St.Francis Prep. Physical Education 788
It is healthier to inhale through the nose rather than through the mouth. The tiny hairs in the nostrils act as a filtering system for dirt and impurities from the air that would, if inhaled through the mouth, be absorbed into the lungs. Also, it is better to inhale through the nose, especially in cold weather, so that air taken in through the nose is warmed before reaching the lungs.
I. Diaphragmatic Breathing
Method: It is fundamentally important that the air be taken as low into the lungs as possible, as if trying to fill the lower abdomen with air.
First - In a relaxed sitting or standing position, place your feet flat on the floor, back and neck straight, not arched or curved, chin tucked, eyes closed or focused on a point nearby, straight ahead.

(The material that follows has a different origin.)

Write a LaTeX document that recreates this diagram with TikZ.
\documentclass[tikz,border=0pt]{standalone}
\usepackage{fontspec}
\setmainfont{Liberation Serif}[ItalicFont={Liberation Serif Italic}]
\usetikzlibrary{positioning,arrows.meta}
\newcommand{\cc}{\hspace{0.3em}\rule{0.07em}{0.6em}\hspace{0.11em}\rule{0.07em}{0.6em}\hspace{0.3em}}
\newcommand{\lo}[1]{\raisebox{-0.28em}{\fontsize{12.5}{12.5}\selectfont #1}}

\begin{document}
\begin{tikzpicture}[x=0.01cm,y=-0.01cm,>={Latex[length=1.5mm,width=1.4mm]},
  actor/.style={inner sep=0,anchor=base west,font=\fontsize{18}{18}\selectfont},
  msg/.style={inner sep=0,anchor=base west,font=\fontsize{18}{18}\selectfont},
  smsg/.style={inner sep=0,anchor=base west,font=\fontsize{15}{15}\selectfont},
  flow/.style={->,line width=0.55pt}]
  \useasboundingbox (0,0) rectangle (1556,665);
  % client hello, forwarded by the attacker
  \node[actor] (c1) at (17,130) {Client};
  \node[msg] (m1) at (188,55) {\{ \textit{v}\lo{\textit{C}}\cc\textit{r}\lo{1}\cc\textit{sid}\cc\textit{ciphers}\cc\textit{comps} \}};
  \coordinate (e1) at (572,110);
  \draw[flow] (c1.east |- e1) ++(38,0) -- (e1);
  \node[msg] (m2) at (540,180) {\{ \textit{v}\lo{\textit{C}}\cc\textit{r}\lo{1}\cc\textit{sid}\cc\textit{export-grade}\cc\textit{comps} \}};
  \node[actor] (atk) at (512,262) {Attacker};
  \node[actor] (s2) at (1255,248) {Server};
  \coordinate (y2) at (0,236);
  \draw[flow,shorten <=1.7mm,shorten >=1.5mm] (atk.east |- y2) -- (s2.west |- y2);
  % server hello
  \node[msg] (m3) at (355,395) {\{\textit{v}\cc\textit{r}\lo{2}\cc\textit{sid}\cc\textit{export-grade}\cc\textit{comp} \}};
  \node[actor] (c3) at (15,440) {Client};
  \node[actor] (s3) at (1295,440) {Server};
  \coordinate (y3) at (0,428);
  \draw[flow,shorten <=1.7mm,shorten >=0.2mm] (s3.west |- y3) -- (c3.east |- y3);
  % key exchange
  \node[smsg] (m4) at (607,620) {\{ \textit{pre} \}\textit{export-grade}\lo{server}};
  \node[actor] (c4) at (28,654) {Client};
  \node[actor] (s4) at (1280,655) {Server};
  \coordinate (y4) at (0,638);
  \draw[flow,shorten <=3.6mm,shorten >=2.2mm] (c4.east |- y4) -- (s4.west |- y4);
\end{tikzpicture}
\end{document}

Second - Place your right hand just below your navel and your left hand on your chest. Continue breathing normally for a few moments. Notice that as you breathe, your chest is moving, expanding and deflating, while your abdominal area is relatively still.
Third - Gradually take a slow, even breath through your nose directing it as low as possible into your lungs, trying not to allow the chest to rise, but keeping it "sunk" and free of tension. Feel the filling of the lower abdomen with your right hand, using the left hand over the chest to monitor whether it is remaining still. Both inhaling and exhaling should be done slowly, gradually and evenly.
It is important that you maintain a good posture, relaxed muscles and that you develop the ability to practice the exercise with a peaceful mind. It will be helpful to wear loose clothing or loosen the belt.
This exercise should be practiced on a regular basis, until you feel comfortable breathing this way. Use this method of breathing at all times. You don't need "time out" to utilize this method of relaxation - you have to breathe anyway - Why not relax as you breathe?
II. Complete Yogic Breath
Method: This exercise is actually three phases of breathing done in sequence - diaphragmatic, thoracic, and clavicular.
Begin by exhaling fully and then inhaling down into the lowest parts of the lungs. As they fill, the abdomen will begin to protrude. Continue to inhale, filling the chest to its capacity. To complete this breath, continue to inhale into the clavicular area. The slight movement of the shoulders up toward the head will accomplish this. To exhale properly, reverse the process.
Establish a routine of practice for yourself and practice this method of breathing three or four times during each practice session.